The Church of St Maurice in Milan

As I noted in an article last June, when the restoration of the Church of St Maurice (San Maurizio al Monastero Maggiore) of Milan was completed, it is a commonplace of Italian cultural reportage to describe a church which is especially rich in artworks as the “Sistine Chapel” of such-and-such. A classic example of this is the magnificent Scuola di San Rocco, “the Sistine Chapel of Venice.” As far as the city of Milan is concerned, the title is contested between two churches, the Charterhouse at Garegnano, and the church of St Maurice, attached to a now-suppressed convent which was formerly the most important female monastery in the city (whence its title “Greater Monastery.”) Since we just last week published some photographs of the former, taken by our Ambrosian correspondent Nicola de’Grandi, here are some of images of the latter.

The monastery was founded in the Carolingian era, and included a church building that was much older, but the current church was begun in 1503. It is divided into two parts, one for the faithful and another for the nuns, who were quite strictly enclosed. By 1509, the basic structure of the church was completed, and the decoration of the church and its many side-chapels began, mainly through the patronage of the Bentivoglio family, four of whose daughters entered the convent, and other families associated with them. The painting of the church would continue though the rest of the 16th-century; the result is an impressive, if somewhat uneven, collection of frescoes, beginning with the disciples of Leonardo Da Vinci, chief among them Bernardino Luini, continuing through the early Mannerists, and completed at the end of the 1570s with the façade, the frescoes on the counterfaçade, and the main altarpiece for the nave of the public church, by Antonio Campi.

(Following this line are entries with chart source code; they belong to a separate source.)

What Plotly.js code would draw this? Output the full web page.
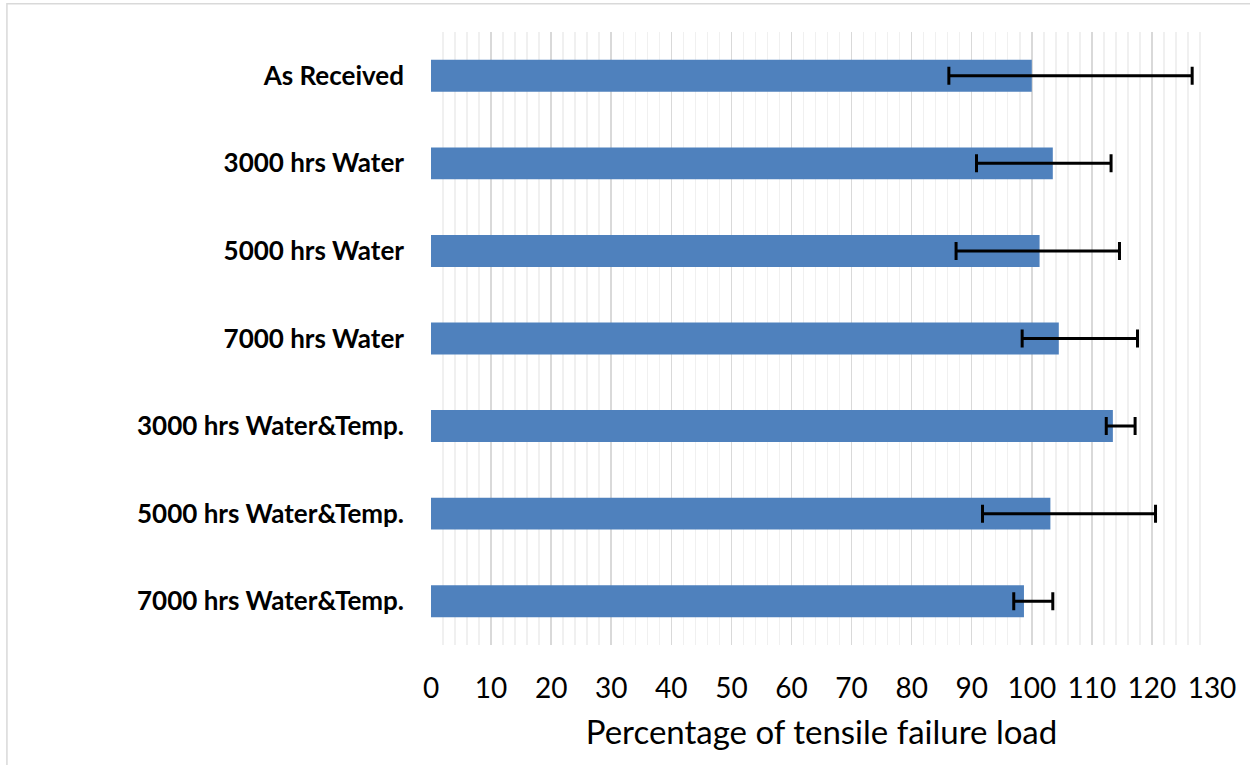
<!DOCTYPE html>
<html>
<head>
<meta charset="utf-8">
<script src="https://cdn.plot.ly/plotly-3.0.1.min.js"></script>
<style>
  html, body { margin: 0; padding: 0; background: #fff; }
  #chart { width: 1250px; height: 765px; }
</style>
</head>
<body>
<div id="chart"></div>
<script>
const categories = [
  "As Received",
  "3000 hrs Water",
  "5000 hrs Water",
  "7000 hrs Water",
  "3000 hrs Water&Temp.",
  "5000 hrs Water&Temp.",
  "7000 hrs Water&Temp."
];
const values     = [100.0, 103.5, 101.3, 104.5, 113.5, 103.1, 98.7];
const errorPlus  = [26.7, 9.7, 13.3, 13.1, 3.7, 17.5, 4.8];
const errorMinus = [13.8, 12.7, 13.9, 6.1, 1.1, 11.3, 1.7];
const xTicks = [0,10,20,30,40,50,60,70,80,90,100,110,120,130];

const trace = {
  type: "bar",
  orientation: "h",
  y: categories,
  x: values,
  marker: { color: "#4f81bd" },
  error_x: {
    type: "data",
    symmetric: false,
    array: errorPlus,
    arrayminus: errorMinus,
    color: "#000000",
    thickness: 3,
    width: 9
  },
  hoverinfo: "x+y"
};

const layout = {
  width: 1250,
  height: 765,
  margin: { l: 431, r: 38, t: 32, b: 120 },
  paper_bgcolor: "#ffffff",
  plot_bgcolor: "#ffffff",
  bargap: 0.635,
  showlegend: false,
  font: { family: "Lato, 'Open Sans', sans-serif", color: "#000" },
  xaxis: {
    range: [0, 130],
    tickvals: xTicks,
    ticktext: xTicks.map(String),
    showgrid: true,
    gridcolor: "#d9d9d9",
    gridwidth: 1.5,
    zeroline: false,
    showline: false,
    ticks: "",
    ticklabelstandoff: 24,
    tickfont: { size: 28, family: "Lato, 'Open Sans', sans-serif", color: "#000" },
    minor: { dtick: 2, showgrid: true, gridcolor: "#f0f0f0", gridwidth: 1.5 },
    title: { text: "Percentage of tensile failure load", font: { size: 33, family: "Lato, 'Open Sans', sans-serif", color: "#000" }, standoff: 17 },
    fixedrange: true
  },
  yaxis: {
    autorange: "reversed",
    type: "category",
    showgrid: false,
    zeroline: false,
    showline: false,
    ticks: "",
    ticklabelstandoff: 26,
    tickfont: { size: 26, family: "Lato, 'Open Sans', sans-serif", color: "#000", weight: "bold" },
    fixedrange: true
  },
  shapes: [{
    type: "rect",
    xref: "paper", yref: "paper",
    x0: -0.543, x1: 1.2, y0: -0.4, y1: 1.046,
    line: { color: "#d9d9d9", width: 1.5 },
    fillcolor: "rgba(0,0,0,0)",
    layer: "below"
  }]
};

Plotly.newPlot("chart", [trace], layout, { displayModeBar: false, staticPlot: true });
</script>
</body>
</html>
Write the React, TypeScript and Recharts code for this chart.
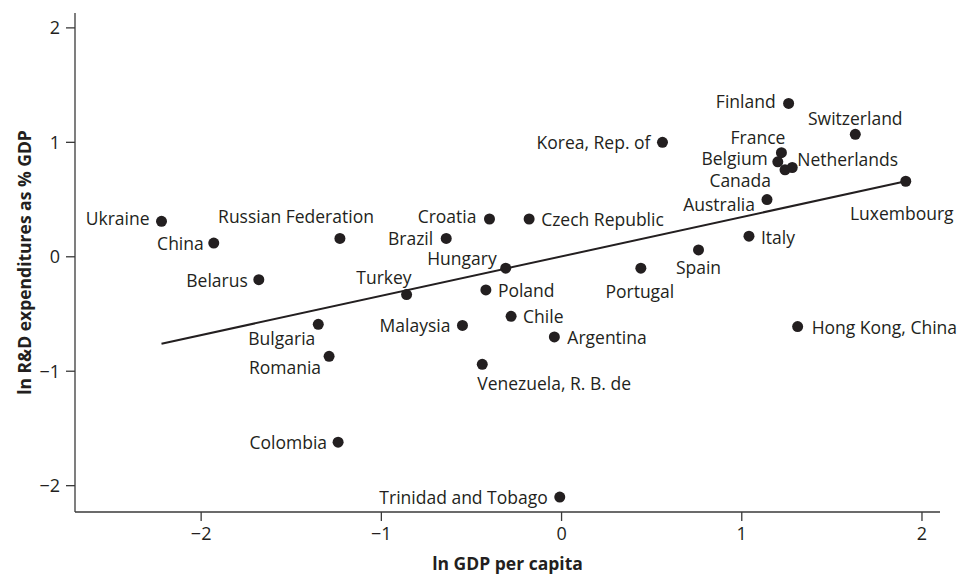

The altar of the public church, with frescoes by B. Luini surrounding the altarpiece of the Adoration of the Magi by Antonio Campi.

Noah’s Ark by Aurelio Luini, Bernardino’s son, 1556
The nuns’ choir

The Deposition from the Cross, by Callisto and Fulvio Piazza, 1555

St Benedict, by an unknown follower of Luini, 

Adam and Eve, also by Aurelio Luini 

Ss Benedict, Maurus and Placid.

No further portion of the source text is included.